You should be fine with having a lawyer.

Re: Eviction Process advice by Someone Else - Guess Who (FL) on November 3, 2009 @13:18 [ Reply ]
First question. Do you want them as a tenant?
Sounds like the answer is no.

If they show up with the rent, refuse it citing their failure to comply with the 10 day notice (and it has been 10+ days and no compliance) which terminates the lease. If you take ONE PENNY from them, you have accepted them for another month AND essentially forgiven their transgression.

If you have to use a lawyer, make him or her file the papers TODAY. With a little research, you could preside over the eviction yourself. Look up the chapter on landlord-tenant laws in your state statutes and read it over and over until you got it.

The paperwork to file an eviction is so generic, your courthouse probably has the form for you - you just fill in the blanks. So if your lawyer is not on the ball (and that's what you pay them for) MAKE THEM GET ON THE BALL. In evictions, time is absolutely of the essence. That means that once the judge signs the eviction, the notice is officially served THAT DAY or first thing next morning.

The important thing is that you adhere to the laws of your state, document all activity in a journal, only communicate with the tenants in writing, only accept communications from them in writing, and DON'T ACCEPT THE RENT if you want them out and you have legal grounds to terminate the lease.

Hope this helps.

If you have any questions, I'll check back in about an hour.

Re: Eviction Process advice by Anonymous on November 3, 2009 @13:24 [ Reply ]
Don't accept partial payment. then you'll have to start over again.
Re: Eviction Process advice by Anonymous on November 3, 2009 @13:59 [ Reply ]
It depends on what you are evicting them for.
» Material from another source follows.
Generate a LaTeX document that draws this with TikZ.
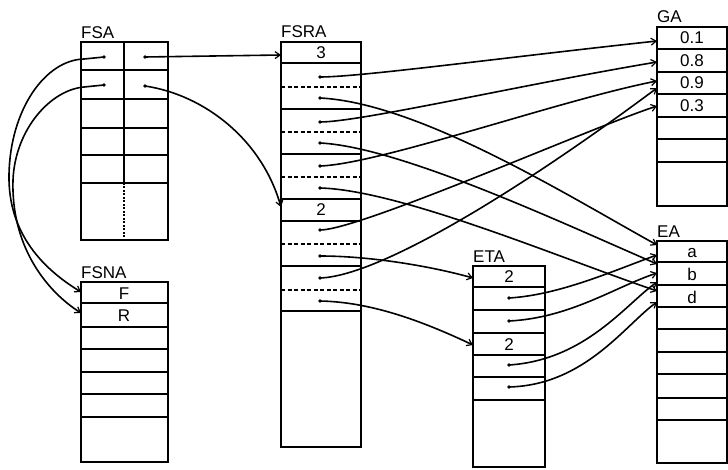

Non-payment would be the easiest thing. Other violations are going to be harder. The "loopholes" tenants will use is like if you are evicting them for having a dog when the lease says no pets, it's harder to prove, and the tenants will say they were dogsitting. It will depend on the judge you end up in front of and who he believes. I don't think there is a good way to prepare for this mentally because worst case senerio is if you lost and were stuck with these loser tenants. Good luck!